[Material provided]:
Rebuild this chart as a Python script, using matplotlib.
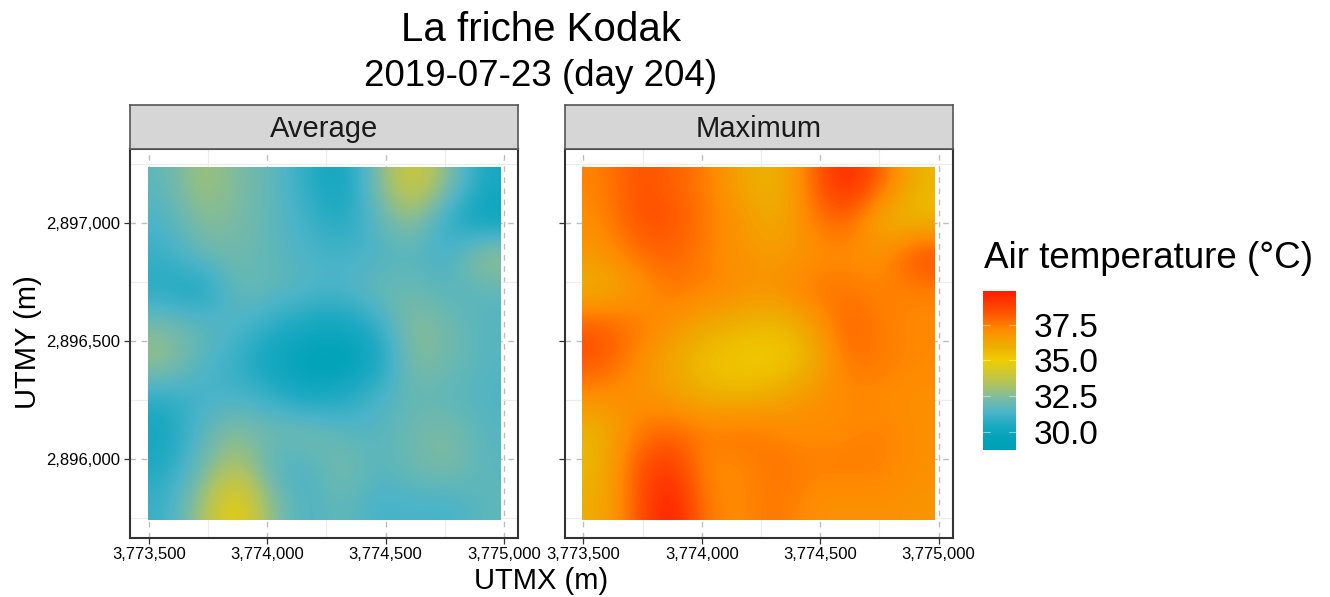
import numpy as np
import matplotlib
matplotlib.use('agg')
import matplotlib.pyplot as plt
from matplotlib.colors import LinearSegmentedColormap, Normalize
from matplotlib.cm import ScalarMappable
from matplotlib.ticker import FuncFormatter, MultipleLocator

plt.rcParams['font.family'] = ['Liberation Sans', 'DejaVu Sans']

x_ticks = [3773500, 3774000, 3774500, 3775000]
y_ticks = [2896000, 2896500, 2897000]
legend_ticks = [30.0, 32.5, 35.0, 37.5]

# temperature, top row first
average = [
    [31.8, 33.2, 32.4, 31.9, 30.8, 29.9, 32.4, 34.5, 32.6, 30.3],
    [31.4, 32.6, 32.4, 31.8, 31.2, 30.4, 31.7, 33.0, 30.6, 29.7],
    [31.0, 32.0, 32.2, 31.8, 31.4, 31.3, 31.4, 31.6, 31.2, 33.2],
    [30.6, 30.0, 32.0, 31.9, 31.6, 31.4, 32.1, 32.1, 31.6, 31.7],
    [32.4, 31.9, 31.5, 30.8, 30.2, 30.0, 30.8, 32.8, 32.2, 31.6],
    [33.0, 31.6, 31.0, 29.9, 29.4, 29.3, 30.0, 32.6, 32.2, 31.6],
    [30.8, 31.2, 31.3, 31.0, 30.1, 30.5, 31.4, 31.9, 31.7, 31.5],
    [30.1, 31.7, 32.7, 32.1, 32.5, 31.7, 31.6, 32.1, 32.5, 31.6],
    [30.5, 32.0, 33.7, 31.5, 31.3, 32.5, 31.6, 32.1, 32.5, 31.7],
    [31.0, 33.0, 35.4, 32.6, 31.3, 32.0, 31.2, 31.4, 31.2, 31.8],
]
maximum = [
    [37.3, 38.4, 38.1, 37.5, 36.3, 35.6, 37.8, 39.8, 38.0, 35.7],
    [37.1, 38.4, 38.4, 37.6, 36.8, 35.9, 37.4, 38.2, 35.7, 35.5],
    [36.7, 37.7, 38.1, 37.4, 36.8, 36.6, 36.9, 37.1, 36.9, 38.8],
    [35.8, 36.6, 37.6, 37.4, 37.0, 36.9, 37.7, 37.6, 37.3, 37.3],
    [38.3, 37.7, 36.9, 36.1, 35.8, 35.4, 36.3, 38.2, 37.4, 37.2],
    [38.4, 37.2, 36.2, 35.3, 35.0, 34.9, 35.7, 37.7, 37.5, 37.2],
    [37.0, 36.9, 36.6, 35.9, 35.8, 36.2, 36.9, 37.2, 37.1, 37.0],
    [35.7, 37.5, 38.0, 37.5, 37.8, 37.3, 37.1, 37.2, 37.4, 37.0],
    [35.7, 38.2, 39.3, 37.0, 37.2, 37.7, 37.4, 37.5, 37.4, 37.0],
    [36.0, 38.0, 40.2, 37.4, 37.1, 37.7, 37.0, 36.9, 37.0, 36.8],
]

W, H = 1330, 597
t_min, t_max = 28.75, 39.85
norm = Normalize(t_min, t_max)
stops = [(28.75, '#009fb4'), (29.6, '#02a3ba'), (30.5, '#1eaac2'), (31.4, '#4cb4c8'), (32.3, '#78baa6'),
         (33.3, '#aec363'), (35.0, '#efcd00'), (36.0, '#eeae00'), (37.2, '#ff8a00'), (38.3, '#ff5500'),
         (39.85, '#ff1c00')]
cmap = LinearSegmentedColormap.from_list('air', [(norm(v), c) for v, c in stops])


def px_axes(x0, y0, x1, y1):
    # pixel box from the top left corner
    return fig.add_axes([x0 / W, 1 - y1 / H, (x1 - x0) / W, (y1 - y0) / H])


def panel(x0, values, title, show_y):
    ax = px_axes(x0, 149, x0 + 388, 537.5)
    ax.imshow(values, cmap=cmap, norm=norm, interpolation='bicubic', aspect='auto',
              extent=[3773496, 3774987, 2895742, 2897236], zorder=3)
    ax.set_xlim(3773420, 3775059)
    ax.set_ylim(2895667, 2897312)
    ax.set_xticks(x_ticks)
    ax.set_yticks(y_ticks)
    ax.xaxis.set_minor_locator(MultipleLocator(250))
    ax.yaxis.set_minor_locator(MultipleLocator(250))
    ax.xaxis.set_major_formatter(FuncFormatter(lambda v, p: f'{int(v):,}'))
    ax.yaxis.set_major_formatter(FuncFormatter(lambda v, p: f'{int(v):,}'))
    ax.grid(which='major', color='#bdbdbd', lw=1.0, ls=(0, (4, 4)), zorder=1)
    ax.grid(which='minor', color='#ececec', lw=0.8, zorder=1)
    ax.set_axisbelow(True)
    ax.tick_params(which='major', length=4, width=0.9, color='#333333', labelsize=12, pad=3)
    ax.tick_params(which='minor', length=0)
    if not show_y:
        ax.tick_params(axis='y', labelleft=False)
    for s in ax.spines.values():
        s.set_color('#333333')
        s.set_linewidth(1.5)

    strip = px_axes(x0, 105, x0 + 388, 149)
    strip.set_facecolor('#d6d6d6')
    strip.set_xticks([])
    strip.set_yticks([])
    for s in strip.spines.values():
        s.set_color('#555555')
        s.set_linewidth(1.2)
    strip.text(0.5, 0.45, title, ha='center', va='center', fontsize=21,
               color='#1a1a1a', transform=strip.transAxes)
    return ax


fig = plt.figure(figsize=(W / 100, H / 100), dpi=100)

panel(130, average, 'Average', True)
panel(564.5, maximum, 'Maximum', False)

fig.text(541 / W, 1 - 30 / H, 'La friche Kodak', fontsize=29, ha='center', va='center')
fig.text(541 / W, 1 - 77 / H, '2019-07-23 (day 204)', fontsize=26.5, ha='center', va='center')
fig.text(541 / W, 1 - 581 / H, 'UTMX (m)', fontsize=21, ha='center', va='center')
fig.text(28 / W, 1 - 342 / H, 'UTMY (m)', fontsize=21, rotation=90, ha='center', va='center')
fig.text(984 / W, 1 - 258 / H, 'Air temperature (°C)', fontsize=26.5, ha='left', va='center')

cax = px_axes(983, 291, 1016, 450)
cb = fig.colorbar(ScalarMappable(norm=norm, cmap=cmap), cax=cax)
cb.outline.set_visible(False)
cb.set_ticks(legend_ticks)
cb.set_ticklabels([f'{v:.1f}' for v in legend_ticks])
cax.tick_params(axis='y', length=0, pad=13, labelsize=24)
for v in legend_ticks:
    cax.plot([0, 0.2], [v, v], color='white', lw=0.5, alpha=0.7, transform=cax.get_yaxis_transform())
    cax.plot([0.8, 1], [v, v], color='white', lw=0.5, alpha=0.7, transform=cax.get_yaxis_transform())

fig.savefig('out.png', dpi=100)
plt.close(fig)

[Stated problem]:
Restate each line from the start of the listing through the line bearing "plt.rcParams['font.family'] = ['Liberation" word for word. Drop the pictures.

[Response for this exercise]:
Rebuild this chart as a Python script, using matplotlib.
import numpy as np
import matplotlib
matplotlib.use('agg')
import matplotlib.pyplot as plt
from matplotlib.colors import LinearSegmentedColormap, Normalize
from matplotlib.cm import ScalarMappable
from matplotlib.ticker import FuncFormatter, MultipleLocator

plt.rcParams['font.family'] = ['Liberation Sans', 'DejaVu Sans']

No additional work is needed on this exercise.